Sobre este aspecto, o outro eixo da nova lei de imigração proposta diz respeito à temática da segurança nacional. Para Gérald Darmanin, “ser mau com os maus” significa executar os mandados de expulsão do território, que são, segundo o governo, atualmente pouco postos em prática.
As chamadas OQTF (obligation de quitter le territoire français), as notificações de expulsão a estrangeiros em situação irregular (dentre os quais, solicitantes de refúgio cujas solicitações foram rejeitadas), voltaram ao debate público com toda força após o brutal assassinato de uma criança de 12 anos em Paris por uma cidadã argelina expulsável. Por conta de 12 recursos administrativos e judiciais possíveis, mais da metade das 120 mil notificações de expulsão anunciadas em 2021 não são executáveis segundo as normas atuais.
Com a reforma da lei, pretende-se simplificar os procedimentos e reduzir as possibilidades de recurso de 12 para 4 e atingir, assim, 100% de execução das expulsões notificadas. Seguindo a lógica da eficácia nas execuções de expulsão, pretende-se também registrar os estrangeiros expulsáveis nos arquivos de procurados. De acordo com o governo, este é o modo de garantir que as pessoas expulsáveis sejam, de fato, expulsas. Além disso, desta forma, será possível saber que as pessoas em questão partiram do território francês. Atualmente, tal controle não é possível, dado que, em um primeiro momento, a partida da França é voluntária e realizada pelos próprios meios do estrangeiro expulsável.
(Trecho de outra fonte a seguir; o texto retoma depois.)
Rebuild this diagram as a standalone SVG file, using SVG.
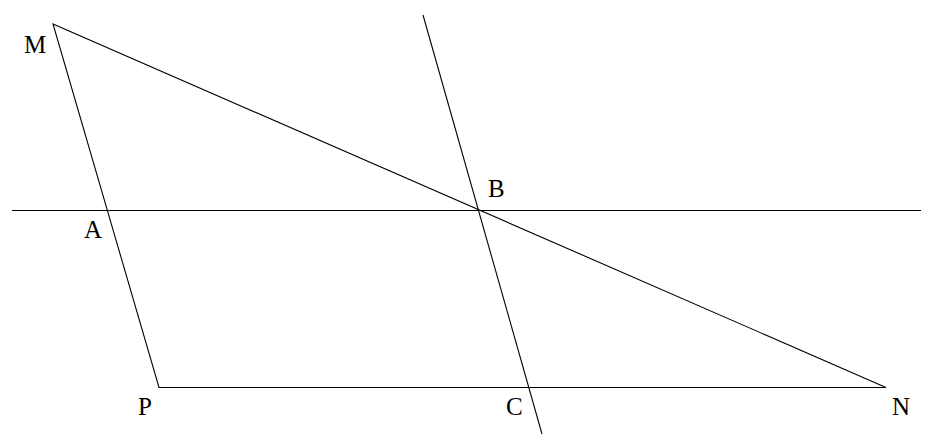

Finalmente, o novo projeto de lei a ser examinado no início de 2023 propões dois olhares distintos sobre a temática das migrações e da gestão do fluxo de estrangeiros em território francês. Para o governo, trata-se de uma questão de equilíbrio. Se por um lado pretende-se facilitar a regularização de estrangeiros pelo trabalho, notadamente em se tratando de ofícios marcados pela escassez de mão-de-obra, por outro lado, pretende-se, à luz de um brutal assassinato ocorrido em Paris no último mês de outubro, simplificar a execução de expulsões de estrangeiros em situação irregular na França.